To do. Restate each line word for word. Leave out every picture.

Data block.
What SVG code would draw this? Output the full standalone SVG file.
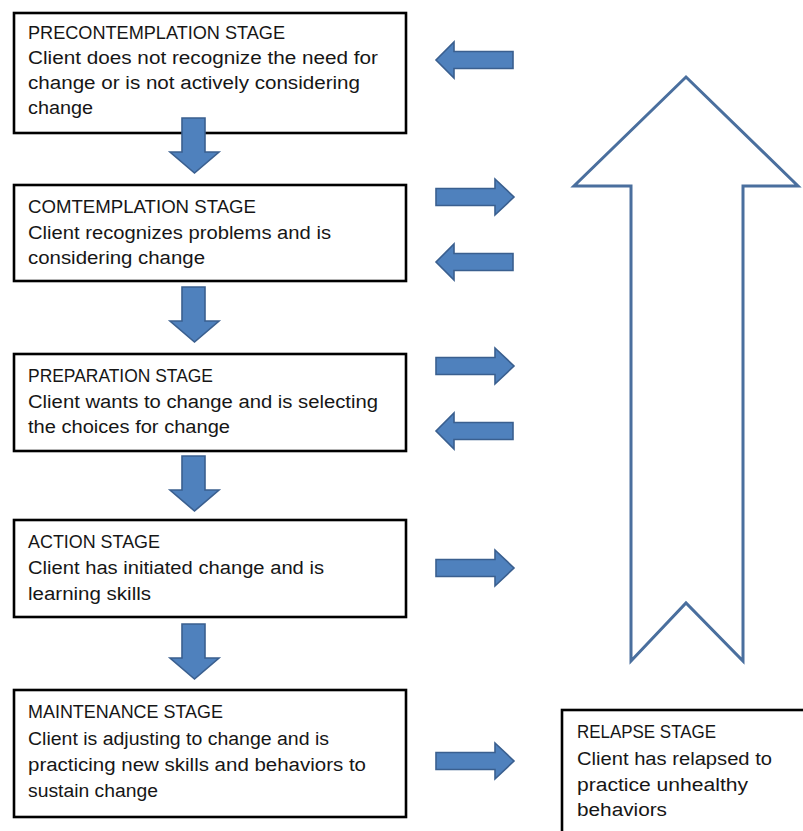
<svg xmlns="http://www.w3.org/2000/svg" width="803" height="831" viewBox="0 0 803 831">
  <style>
    .box { fill: #ffffff; stroke: #000000; stroke-width: 2.6; }
    .t { font-family: "Liberation Sans", Arial, sans-serif; font-size: 18px; fill: #161616; }
    .blk { fill: #4f81bd; stroke: #3a5f8f; stroke-width: 1.6; stroke-linejoin: miter; }
    .big { fill: #ffffff; stroke: #4a6f9e; stroke-width: 3; stroke-linejoin: miter; }
  </style>
  <rect width="803" height="831" fill="#ffffff"/>

  <g id="precontemplation">
    <rect class="box" x="14" y="13" width="392" height="120"/>
    <text class="t" x="28" y="39" textLength="257" lengthAdjust="spacingAndGlyphs">PRECONTEMPLATION STAGE</text>
    <text class="t" x="28" y="64" textLength="350" lengthAdjust="spacingAndGlyphs">Client does not recognize the need for</text>
    <text class="t" x="28" y="89" textLength="332" lengthAdjust="spacingAndGlyphs">change or is not actively considering</text>
    <text class="t" x="28" y="114" textLength="65" lengthAdjust="spacingAndGlyphs">change</text>
  </g>

  <g id="contemplation">
    <rect class="box" x="14" y="185" width="392" height="96"/>
    <text class="t" x="28" y="213" textLength="228" lengthAdjust="spacingAndGlyphs">COMTEMPLATION STAGE</text>
    <text class="t" x="28" y="239" textLength="303" lengthAdjust="spacingAndGlyphs">Client recognizes problems and is</text>
    <text class="t" x="28" y="264" textLength="177" lengthAdjust="spacingAndGlyphs">considering change</text>
  </g>

  <g id="preparation">
    <rect class="box" x="14" y="354" width="392" height="97"/>
    <text class="t" x="28" y="382" textLength="185" lengthAdjust="spacingAndGlyphs">PREPARATION STAGE</text>
    <text class="t" x="28" y="408" textLength="350" lengthAdjust="spacingAndGlyphs">Client wants to change and is selecting</text>
    <text class="t" x="28" y="433" textLength="202" lengthAdjust="spacingAndGlyphs">the choices for change</text>
  </g>

  <g id="action">
    <rect class="box" x="14" y="520" width="392" height="97"/>
    <text class="t" x="28" y="548" textLength="132" lengthAdjust="spacingAndGlyphs">ACTION STAGE</text>
    <text class="t" x="28" y="574" textLength="296" lengthAdjust="spacingAndGlyphs">Client has initiated change and is</text>
    <text class="t" x="28" y="600" textLength="123" lengthAdjust="spacingAndGlyphs">learning skills</text>
  </g>

  <g id="maintenance">
    <rect class="box" x="14" y="690" width="392" height="127"/>
    <text class="t" x="28" y="718" textLength="195" lengthAdjust="spacingAndGlyphs">MAINTENANCE STAGE</text>
    <text class="t" x="28" y="745" textLength="301" lengthAdjust="spacingAndGlyphs">Client is adjusting to change and is</text>
    <text class="t" x="28" y="771" textLength="338" lengthAdjust="spacingAndGlyphs">practicing new skills and behaviors to</text>
    <text class="t" x="28" y="797" textLength="130" lengthAdjust="spacingAndGlyphs">sustain change</text>
  </g>

  <g id="relapse">
    <rect class="box" x="562" y="710" width="260" height="140"/>
    <text class="t" x="577" y="738" textLength="139" lengthAdjust="spacingAndGlyphs">RELAPSE STAGE</text>
    <text class="t" x="577" y="765" textLength="195" lengthAdjust="spacingAndGlyphs">Client has relapsed to</text>
    <text class="t" x="577" y="791" textLength="171" lengthAdjust="spacingAndGlyphs">practice unhealthy</text>
    <text class="t" x="577" y="816" textLength="90" lengthAdjust="spacingAndGlyphs">behaviors</text>
  </g>

  <g id="connectors">
    <!-- downward stage-to-stage arrows -->
    <path class="blk" d="M182,118 H205 V152 H219 L194.5,173 L170,152 H182 Z"/>
    <path class="blk" d="M182,287 H205 V321 H219 L194.5,342 L170,321 H182 Z"/>
    <path class="blk" d="M182,456 H205 V490 H219 L194.5,511 L170,490 H182 Z"/>
    <path class="blk" d="M182,624 H205 V658 H219 L194.5,679 L170,658 H182 Z"/>

    <!-- side arrows toward / away from the cycle -->
    <path class="blk" d="M513,51.5 H454 V42 L436,60 L454,78 V68.5 H513 Z"/>
    <path class="blk" d="M436,188.5 H495 V179 L514,197 L495,215 V205.5 H436 Z"/>
    <path class="blk" d="M513,253.5 H454 V244 L436,262 L454,280 V270.5 H513 Z"/>
    <path class="blk" d="M436,357.5 H495 V348 L514,366 L495,384 V374.5 H436 Z"/>
    <path class="blk" d="M513,422.5 H454 V413 L436,431 L454,449 V439.5 H513 Z"/>
    <path class="blk" d="M436,559.5 H495 V550 L514,568 L495,586 V576.5 H436 Z"/>
    <path class="blk" d="M436,752.5 H495 V743 L514,761 L495,779 V769.5 H436 Z"/>

    <!-- large outlined up arrow -->
    <path class="big" d="M686,77 L798,186 H743 V661 L686,603 L631,661 V186 H574 Z"/>
  </g>
</svg>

Full response.
What SVG code would draw this? Output the full standalone SVG file.
<svg xmlns="http://www.w3.org/2000/svg" width="803" height="831" viewBox="0 0 803 831">
  <style>
    .box { fill: #ffffff; stroke: #000000; stroke-width: 2.6; }
    .t { font-family: "Liberation Sans", Arial, sans-serif; font-size: 18px; fill: #161616; }
    .blk { fill: #4f81bd; stroke: #3a5f8f; stroke-width: 1.6; stroke-linejoin: miter; }
    .big { fill: #ffffff; stroke: #4a6f9e; stroke-width: 3; stroke-linejoin: miter; }
  </style>
  <rect width="803" height="831" fill="#ffffff"/>

  <g id="precontemplation">
    <rect class="box" x="14" y="13" width="392" height="120"/>
    <text class="t" x="28" y="39" textLength="257" lengthAdjust="spacingAndGlyphs">PRECONTEMPLATION STAGE</text>
    <text class="t" x="28" y="64" textLength="350" lengthAdjust="spacingAndGlyphs">Client does not recognize the need for</text>
    <text class="t" x="28" y="89" textLength="332" lengthAdjust="spacingAndGlyphs">change or is not actively considering</text>
    <text class="t" x="28" y="114" textLength="65" lengthAdjust="spacingAndGlyphs">change</text>
  </g>

  <g id="contemplation">
    <rect class="box" x="14" y="185" width="392" height="96"/>
    <text class="t" x="28" y="213" textLength="228" lengthAdjust="spacingAndGlyphs">COMTEMPLATION STAGE</text>
    <text class="t" x="28" y="239" textLength="303" lengthAdjust="spacingAndGlyphs">Client recognizes problems and is</text>
    <text class="t" x="28" y="264" textLength="177" lengthAdjust="spacingAndGlyphs">considering change</text>
  </g>

  <g id="preparation">
    <rect class="box" x="14" y="354" width="392" height="97"/>
    <text class="t" x="28" y="382" textLength="185" lengthAdjust="spacingAndGlyphs">PREPARATION STAGE</text>
    <text class="t" x="28" y="408" textLength="350" lengthAdjust="spacingAndGlyphs">Client wants to change and is selecting</text>
    <text class="t" x="28" y="433" textLength="202" lengthAdjust="spacingAndGlyphs">the choices for change</text>
  </g>

  <g id="action">
    <rect class="box" x="14" y="520" width="392" height="97"/>
    <text class="t" x="28" y="548" textLength="132" lengthAdjust="spacingAndGlyphs">ACTION STAGE</text>
    <text class="t" x="28" y="574" textLength="296" lengthAdjust="spacingAndGlyphs">Client has initiated change and is</text>
    <text class="t" x="28" y="600" textLength="123" lengthAdjust="spacingAndGlyphs">learning skills</text>
  </g>

  <g id="maintenance">
    <rect class="box" x="14" y="690" width="392" height="127"/>
    <text class="t" x="28" y="718" textLength="195" lengthAdjust="spacingAndGlyphs">MAINTENANCE STAGE</text>
    <text class="t" x="28" y="745" textLength="301" lengthAdjust="spacingAndGlyphs">Client is adjusting to change and is</text>
    <text class="t" x="28" y="771" textLength="338" lengthAdjust="spacingAndGlyphs">practicing new skills and behaviors to</text>
    <text class="t" x="28" y="797" textLength="130" lengthAdjust="spacingAndGlyphs">sustain change</text>
  </g>

  <g id="relapse">
    <rect class="box" x="562" y="710" width="260" height="140"/>
    <text class="t" x="577" y="738" textLength="139" lengthAdjust="spacingAndGlyphs">RELAPSE STAGE</text>
    <text class="t" x="577" y="765" textLength="195" lengthAdjust="spacingAndGlyphs">Client has relapsed to</text>
    <text class="t" x="577" y="791" textLength="171" lengthAdjust="spacingAndGlyphs">practice unhealthy</text>
    <text class="t" x="577" y="816" textLength="90" lengthAdjust="spacingAndGlyphs">behaviors</text>
  </g>

  <g id="connectors">
    <!-- downward stage-to-stage arrows -->
    <path class="blk" d="M182,118 H205 V152 H219 L194.5,173 L170,152 H182 Z"/>
    <path class="blk" d="M182,287 H205 V321 H219 L194.5,342 L170,321 H182 Z"/>
    <path class="blk" d="M182,456 H205 V490 H219 L194.5,511 L170,490 H182 Z"/>
    <path class="blk" d="M182,624 H205 V658 H219 L194.5,679 L170,658 H182 Z"/>

    <!-- side arrows toward / away from the cycle -->
    <path class="blk" d="M513,51.5 H454 V42 L436,60 L454,78 V68.5 H513 Z"/>
    <path class="blk" d="M436,188.5 H495 V179 L514,197 L495,215 V205.5 H436 Z"/>
    <path class="blk" d="M513,253.5 H454 V244 L436,262 L454,280 V270.5 H513 Z"/>
    <path class="blk" d="M436,357.5 H495 V348 L514,366 L495,384 V374.5 H436 Z"/>
    <path class="blk" d="M513,422.5 H454 V413 L436,431 L454,449 V439.5 H513 Z"/>
    <path class="blk" d="M436,559.5 H495 V550 L514,568 L495,586 V576.5 H436 Z"/>
    <path class="blk" d="M436,752.5 H495 V743 L514,761 L495,779 V769.5 H436 Z"/>

    <!-- large outlined up arrow -->
    <path class="big" d="M686,77 L798,186 H743 V661 L686,603 L631,661 V186 H574 Z"/>
  </g>
</svg>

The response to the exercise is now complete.